In conclusion, African Americans have a 51% greater prevalence of obesity than NHWs.123 Nearly 40% of African American women are obese, followed by Hispanics (29%), and NHWs (22%).123 Thus, as obesity rates among Hispanics and African Americans continue to rise, there is an urgent need to identify the role that both obesity and adult weight gain play in the development of breast cancer in these minorities.

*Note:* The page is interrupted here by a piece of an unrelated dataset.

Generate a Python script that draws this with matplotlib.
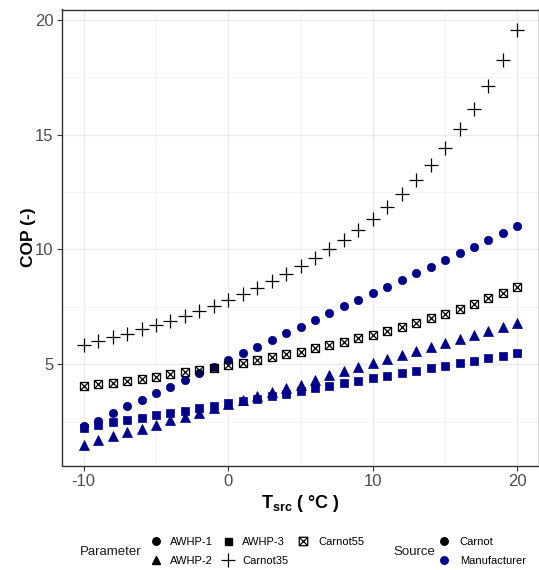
import matplotlib
matplotlib.use("Agg")
import matplotlib.pyplot as plt
import numpy as np
from matplotlib.path import Path
from matplotlib.lines import Line2D

plt.rcParams['font.family'] = ['Liberation Sans', 'DejaVu Sans']
plt.rcParams['axes.unicode_minus'] = False
plt.rcParams['mathtext.fontset'] = 'custom'
plt.rcParams['mathtext.rm'] = 'Liberation Sans'
plt.rcParams['mathtext.bf'] = 'Liberation Sans:bold'

# ---------------- data ----------------
t_src = list(range(-10, 21))

awhp1 = [2.30, 2.55, 2.90, 3.17, 3.43, 3.74, 4.01, 4.32, 4.62, 4.88, 5.19,
         5.48, 5.77, 6.06, 6.36, 6.64, 6.93, 7.22, 7.52, 7.82, 8.11,
         8.38, 8.67, 8.96, 9.25, 9.56, 9.83, 10.11, 10.41, 10.71, 11.01]
awhp2 = [1.49, 1.69, 1.87, 2.04, 2.20, 2.37, 2.56, 2.73, 2.90, 3.08, 3.27,
         3.45, 3.62, 3.78, 3.96, 4.12, 4.32, 4.52, 4.72, 4.88, 5.05,
         5.23, 5.41, 5.59, 5.76, 5.94, 6.12, 6.29, 6.46, 6.63, 6.81]
awhp3 = [2.25, 2.36, 2.49, 2.58, 2.68, 2.78, 2.88, 2.98, 3.09, 3.19, 3.30,
         3.40, 3.50, 3.62, 3.73, 3.85, 3.96, 4.07, 4.18, 4.29, 4.40,
         4.51, 4.62, 4.73, 4.83, 4.94, 5.06, 5.16, 5.26, 5.37, 5.48]
carnot35 = [5.85, 6.00, 6.17, 6.34, 6.52, 6.70, 6.90, 7.11, 7.33, 7.56, 7.80,
            8.06, 8.34, 8.63, 8.94, 9.27, 9.63, 10.01, 10.41, 10.85, 11.33,
            11.84, 12.40, 13.01, 13.67, 14.41, 15.22, 16.12, 17.13, 18.26, 19.54]
carnot55 = [4.05, 4.13, 4.21, 4.29, 4.38, 4.47, 4.56, 4.66, 4.76, 4.86, 4.97,
            5.08, 5.19, 5.31, 5.43, 5.56, 5.70, 5.84, 5.98, 6.13, 6.29,
            6.46, 6.63, 6.81, 7.00, 7.20, 7.41, 7.64, 7.87, 8.12, 8.38]

x_ticks = [-10, 0, 10, 20]
y_ticks = [5, 10, 15, 20]
param_labels = ["AWHP-1", "AWHP-2", "AWHP-3", "Carnot35", "Carnot55"]
source_labels = ["Carnot", "Manufacturer"]

# ---------------- styles ----------------
NAVY = '#00008B'
BLACK = '#000000'

# boxed cross marker (ggplot shape 7)
verts = [(-1, -1), (1, -1), (1, 1), (-1, 1), (-1, -1),
         (-1, -1), (1, 1),
         (-1, 1), (1, -1)]
codes = [Path.MOVETO, Path.LINETO, Path.LINETO, Path.LINETO, Path.LINETO,
         Path.MOVETO, Path.LINETO,
         Path.MOVETO, Path.LINETO]
boxx = Path(verts, codes)

series = [
    (awhp1, 'o', NAVY, 6.0, 'full'),
    (awhp2, '^', NAVY, 6.6, 'full'),
    (awhp3, 's', NAVY, 5.6, 'full'),
    (carnot35, '+', BLACK, 10.0, 'none'),
    (carnot55, boxx, BLACK, 5.8, 'none'),
]

W, H = 539, 570
fig = plt.figure(figsize=(W / 100, H / 100), dpi=100)
ax = fig.add_axes([62 / W, 1 - 465.5 / H, (W - 62) / W, (465.5 - 9.5) / H])

for vals, mk, col, ms, fill in series:
    if fill == 'full':
        ax.plot(t_src, vals, linestyle='none', marker=mk, color=col,
                markersize=ms, markeredgewidth=0.5, markeredgecolor=col)
    else:
        ax.plot(t_src, vals, linestyle='none', marker=mk, color=col,
                markersize=ms, markerfacecolor='none', markeredgecolor=col,
                markeredgewidth=0.9)

ax.set_xlim(-11.5, 21.5)
ax.set_ylim(0.6, 20.44)
ax.set_xticks(x_ticks)
ax.set_yticks(y_ticks)
ax.set_xticks([-5, 5, 15], minor=True)
ax.set_yticks([2.5, 7.5, 12.5, 17.5], minor=True)
ax.grid(True, which='major', color='#EBEBEB', linewidth=1.0)
ax.grid(True, which='minor', color='#F2F2F2', linewidth=0.6)
ax.set_axisbelow(True)
ax.tick_params(which='minor', length=0)
ax.tick_params(which='major', length=3.5, width=0.8, color='#333333',
               labelsize=12, labelcolor='#4D4D4D', pad=2.5)
for s in ax.spines.values():
    s.set_color('#333333')
    s.set_linewidth(1.0)

ax.set_ylabel('COP (-)', fontsize=12.5, fontweight='bold', labelpad=-1.0)
ax.set_xlabel(r'$\mathbf{T_{src}}$' + ' ( °C )', fontsize=13,
              fontweight='bold', labelpad=3.0)

# ---------------- legends ----------------
p_handles = []
for vals, mk, col, ms, fill in series:
    if fill == 'full':
        h = Line2D([], [], linestyle='none', marker=mk, color=BLACK,
                   markersize=ms * 0.9)
    else:
        h = Line2D([], [], linestyle='none', marker=mk, color=BLACK,
                   markerfacecolor='none', markersize=ms * 1.05,
                   markeredgewidth=0.9)
    p_handles.append(h)

leg1 = fig.legend(p_handles, param_labels, ncol=3, loc='center left',
                  bbox_to_anchor=(150 / W, 1 - 551.5 / H), frameon=False,
                  fontsize=8, handlelength=1.0, handletextpad=0.8,
                  columnspacing=0.85, labelspacing=0.8, borderpad=0,
                  borderaxespad=0)
fig.text(110.5 / W, 1 - 552 / H, 'Parameter', fontsize=9.5, ha='center',
         va='center', color='#1A1A1A')

s_handles = [Line2D([], [], linestyle='none', marker='o', color=BLACK,
                    markersize=5.4),
             Line2D([], [], linestyle='none', marker='o', color=NAVY,
                    markersize=5.4)]
leg2 = fig.legend(s_handles, source_labels, ncol=1, loc='center left',
                  bbox_to_anchor=(438 / W, 1 - 551.5 / H), frameon=False,
                  fontsize=8, handlelength=1.0, handletextpad=0.95,
                  labelspacing=0.8, borderpad=0, borderaxespad=0)
fig.text(414 / W, 1 - 552 / H, 'Source', fontsize=9.5, ha='center',
         va='center', color='#1A1A1A')

fig.savefig('out.png', dpi=100)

Studies consisting predominantly of NHW women have demonstrated that obesity is associated with an increased risk of postmenopausal breast cancer15, 46, 49, 51, 53, 58-62, 64-70 and a reduced risk of premenopausal breast cancer.15-17, 44-49, 53-57 There also is evidence of effect modification by HRT, because a strong positive association between obesity and postmenopausal breast cancer has been observed in non-HRT users, but not in ever-HRT users or current-HRT users.15, 17, 68, 71, 76 Weight gain during adulthood is associated consistently with an increased risk of postmenopausal breast cancer, regardless of study design.17, 68, 71, 74, 75, 80-86 In the recently released report by the World Cancer Research Fund/American Institute for Cancer Research, body fatness as measured by BMI was identified as a probable risk-reducing factor for premenopausal breast cancer and a convincing cause of postmenopausal breast cancer.124 Furthermore, weight gain during adulthood was identified as a probable cause of postmenopausal breast cancer.124 That systematic review did not stratify by race/ethnicity, but most studies were comprised primarily of NHW women.

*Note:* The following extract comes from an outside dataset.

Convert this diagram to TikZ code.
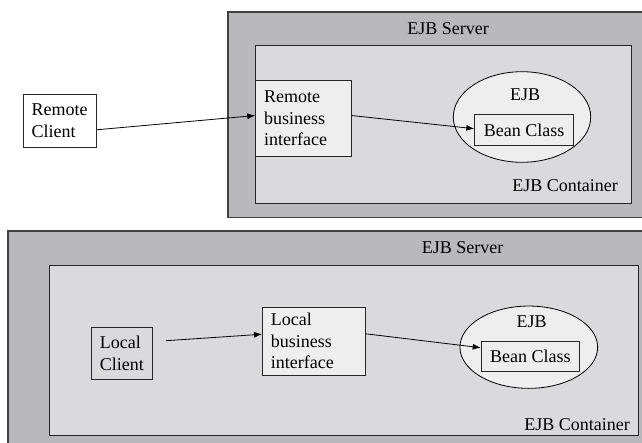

In this review, 45 studies of body size and breast cancer risk, predominantly composed of NHW women, were identified. The results were consistent among most studies but provided little insight into the etiology of breast cancer in Hispanic and African American women. By comparison, only 3 studies of body size and breast cancer were conducted in Hispanic women,22, 89, 90 and only 8 studies were conducted in African American women.21, 44, 92-97
With such scant data, it is difficult to draw conclusions about the association between body size and breast cancer in Hispanics and African Americans. The results from the small number of studies are inconsistent but contradict findings from studies of NHW women. Little research has been conducted into possible biologic mechanisms between body size and breast cancer in minorities, and it is possible that the effects of obesity on breast cancer risk differ between the racial/ethnic groups. Without additional studies of both body size and biologic mechanisms in Hispanics and African Americans, our understanding of breast cancer development in these minority women will remain limited. Although most research is conducted in NHW women, guidelines regarding risk factors are generalized for women of all racial/ethnic groups.124 It is essential for breast cancer researchers to recognize that risk factors may vary between racial/ethnic groups. Studies that comprise only minority women are crucial for understanding the existing breast cancer disparities and hopefully will narrow the gap in breast cancer survival that is so wide today.
This work was supported by a training grant in breast cancer disparities from Susan G. Komen for the Cure (Grant KG090010), the Avon Foundation, and a supplement to a grant to The University of Texas MD Anderson Cancer Center as a Specialized Program of Research Excellence (SPORE) in Breast Cancer (P50 CA-116199-02S1).